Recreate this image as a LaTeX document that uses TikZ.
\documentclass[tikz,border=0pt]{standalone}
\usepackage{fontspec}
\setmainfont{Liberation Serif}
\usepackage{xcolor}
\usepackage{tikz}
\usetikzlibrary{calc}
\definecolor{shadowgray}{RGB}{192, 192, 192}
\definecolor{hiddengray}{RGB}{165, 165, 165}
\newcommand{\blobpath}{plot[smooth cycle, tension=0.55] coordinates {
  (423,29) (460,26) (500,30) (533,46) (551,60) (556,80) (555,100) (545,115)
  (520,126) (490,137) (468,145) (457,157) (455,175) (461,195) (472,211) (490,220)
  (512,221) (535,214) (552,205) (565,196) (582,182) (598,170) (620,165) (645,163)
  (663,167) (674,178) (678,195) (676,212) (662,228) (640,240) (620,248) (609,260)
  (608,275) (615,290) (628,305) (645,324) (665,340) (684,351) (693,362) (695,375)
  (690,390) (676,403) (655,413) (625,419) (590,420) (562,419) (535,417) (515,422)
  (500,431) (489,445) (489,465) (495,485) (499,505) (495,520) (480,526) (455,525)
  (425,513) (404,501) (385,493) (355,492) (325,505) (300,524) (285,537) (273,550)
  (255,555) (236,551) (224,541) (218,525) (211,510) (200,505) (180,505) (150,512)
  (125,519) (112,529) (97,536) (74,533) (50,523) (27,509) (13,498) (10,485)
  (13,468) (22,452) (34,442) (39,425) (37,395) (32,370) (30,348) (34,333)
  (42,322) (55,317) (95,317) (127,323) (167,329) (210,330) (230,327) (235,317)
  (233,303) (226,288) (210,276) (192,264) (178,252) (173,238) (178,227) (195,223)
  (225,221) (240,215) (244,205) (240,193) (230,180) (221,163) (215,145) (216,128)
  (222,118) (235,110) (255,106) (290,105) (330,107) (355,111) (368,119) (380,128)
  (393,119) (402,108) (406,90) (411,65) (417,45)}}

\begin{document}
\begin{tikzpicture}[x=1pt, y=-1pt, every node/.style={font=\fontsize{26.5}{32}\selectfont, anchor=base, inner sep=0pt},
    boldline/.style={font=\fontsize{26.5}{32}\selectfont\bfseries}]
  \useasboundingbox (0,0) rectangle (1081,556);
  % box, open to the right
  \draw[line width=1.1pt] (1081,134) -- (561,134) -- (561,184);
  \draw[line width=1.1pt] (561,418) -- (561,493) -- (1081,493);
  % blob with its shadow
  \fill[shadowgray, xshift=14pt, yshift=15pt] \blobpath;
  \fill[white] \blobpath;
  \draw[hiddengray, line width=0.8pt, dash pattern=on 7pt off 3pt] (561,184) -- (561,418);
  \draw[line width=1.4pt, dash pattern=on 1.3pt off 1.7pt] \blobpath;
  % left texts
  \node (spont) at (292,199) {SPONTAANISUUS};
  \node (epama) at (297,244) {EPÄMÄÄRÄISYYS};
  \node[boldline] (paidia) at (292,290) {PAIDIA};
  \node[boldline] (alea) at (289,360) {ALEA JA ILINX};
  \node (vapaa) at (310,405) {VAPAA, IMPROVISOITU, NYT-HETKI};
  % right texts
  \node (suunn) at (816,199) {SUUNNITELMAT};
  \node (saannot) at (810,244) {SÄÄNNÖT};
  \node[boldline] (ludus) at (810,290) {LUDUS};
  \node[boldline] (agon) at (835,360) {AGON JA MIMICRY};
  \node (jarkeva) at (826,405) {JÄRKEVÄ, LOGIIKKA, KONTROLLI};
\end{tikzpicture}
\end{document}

★ ★ ★ ★ ★

• To be done
Give again, word for word, the lines of the listing, starting at its first line and ending with the line containing "(393,119) (402,108) (406,90)".

• Reply
Recreate this image as a LaTeX document that uses TikZ.
\documentclass[tikz,border=0pt]{standalone}
\usepackage{fontspec}
\setmainfont{Liberation Serif}
\usepackage{xcolor}
\usepackage{tikz}
\usetikzlibrary{calc}
\definecolor{shadowgray}{RGB}{192, 192, 192}
\definecolor{hiddengray}{RGB}{165, 165, 165}
\newcommand{\blobpath}{plot[smooth cycle, tension=0.55] coordinates {
  (423,29) (460,26) (500,30) (533,46) (551,60) (556,80) (555,100) (545,115)
  (520,126) (490,137) (468,145) (457,157) (455,175) (461,195) (472,211) (490,220)
  (512,221) (535,214) (552,205) (565,196) (582,182) (598,170) (620,165) (645,163)
  (663,167) (674,178) (678,195) (676,212) (662,228) (640,240) (620,248) (609,260)
  (608,275) (615,290) (628,305) (645,324) (665,340) (684,351) (693,362) (695,375)
  (690,390) (676,403) (655,413) (625,419) (590,420) (562,419) (535,417) (515,422)
  (500,431) (489,445) (489,465) (495,485) (499,505) (495,520) (480,526) (455,525)
  (425,513) (404,501) (385,493) (355,492) (325,505) (300,524) (285,537) (273,550)
  (255,555) (236,551) (224,541) (218,525) (211,510) (200,505) (180,505) (150,512)
  (125,519) (112,529) (97,536) (74,533) (50,523) (27,509) (13,498) (10,485)
  (13,468) (22,452) (34,442) (39,425) (37,395) (32,370) (30,348) (34,333)
  (42,322) (55,317) (95,317) (127,323) (167,329) (210,330) (230,327) (235,317)
  (233,303) (226,288) (210,276) (192,264) (178,252) (173,238) (178,227) (195,223)
  (225,221) (240,215) (244,205) (240,193) (230,180) (221,163) (215,145) (216,128)
  (222,118) (235,110) (255,106) (290,105) (330,107) (355,111) (368,119) (380,128)
  (393,119) (402,108) (406,90) (411,65) (417,45)}}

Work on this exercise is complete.